Spec  home vs. off the shelf software

A spec home and off the shelf software are very similar.  In a spec home, you take it as is.  It is move-in ready and there are not a lot of decisions to make.  The same is true of off the shelf software.  You download it and it works.  It works the way the creator intended and you use it as is.

Custom home vs. Customized software Customized software is a very different from off the shelf.  Whether you are modifying an off the shelf program or designing something from scratch, you must consider all the parts that must fit together to give you a full, satisfactory product.

Design- In both housing and software, you meet with an expert to put your ideas onto paper.  An analyst (software) or an architect (house) to help you draft up a perfect situation.  The analyst considers all the things you do not know.  Where are the load bearing walls?  What can be moved and what cannot?  What things must stay?  Are there ways to achieve your vision that are more realistic to your budget?  Design is the most important phase of the project.  It is here that you and your analyst work closely to avoid unnecessary changes.  As you walk through the design portion, take into account that changes made in this process, though they might have a fee, will be much reduced compared to having to change something mid-project.

Cost– based on design, a contractor (house) or programmer (software) will give you an estimate of cost for your project.  Based on your budget, you will either move forward with development or head back to design and go through the process again.

Permitting-Permitting for a house means that all your paperwork will be submitted to the governing group to get permission to do the job.  In the software world, this happens a lot quicker and because it is typically the same agency, it is normally wrapped into the cost area.  During this phase, the developer looks at everything and determines if things have been issued correctly or if anything major is missing.

Development/Construction– It is always exciting to see the slab get poured on a house and then the walls go up.  The same is true in programming.  The workers create your structure/software to meet the specifications that were detailed in your plan.
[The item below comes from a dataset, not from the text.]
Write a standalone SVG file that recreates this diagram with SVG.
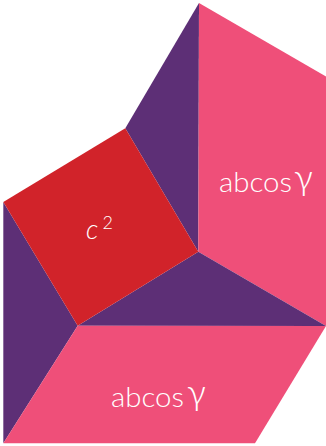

QA/Inspection– Just like a house undergoes inspections, software goes under QA.  In a house, they check various things: wall strength, wiring, plumbing, and special items.  QA (Quality Assurance) does this in the programming world.  They meticulously walk through the code, testing to make sure everything is working correctly.  If it is not, it is sent back to be worked on again.  This causes delays just as it does in a building world.  The programmers/builders must reschedule their work to accommodate the changes and get the work right.  Their other projects go into jeopardy.  They have to work extra hours to get it all in.   No one likes to fail inspection or QA but it is better to fail at the inspection level/QA than once you have taken ownership.

UAT (User Acceptance Training)/Walkthrough– As you near the completion of your project, you are able to walk through the house or software.  You are able to look at everything and see if it is where you thought it would be.  Changes at this point can be costly.  If it is a minor change that still falls within the initial design spec, it may be taken care of, but if it is a major adjustment, the wall is not where you thought it would be, then you must go back to phase 1 (design).  Looking at the steps above, you can understand why you hope that there is nothing major at this point.  All the work will have to be redone.  The plans will have to be redrawn, the piece that requires modification must be torn down, construction/development redone, QA/inspections redone and UAT/walkthrough completed again.  Changes at this phase are a cost and timeline killer.

Rollout to Production/ CO(Certificate of Occupancy)-Once your house or software is completed, you receive your CO or have your product rolled to production.  Yay!!! You can now move in and start using your home/software.

Warranty period– different companies have different warranties.  Check with your builder/provider to make sure you know and take advantage of this critical period of time.

Understanding the process when building or customizing software will help you be more efficient and productive and can relieve stress between you and your builder.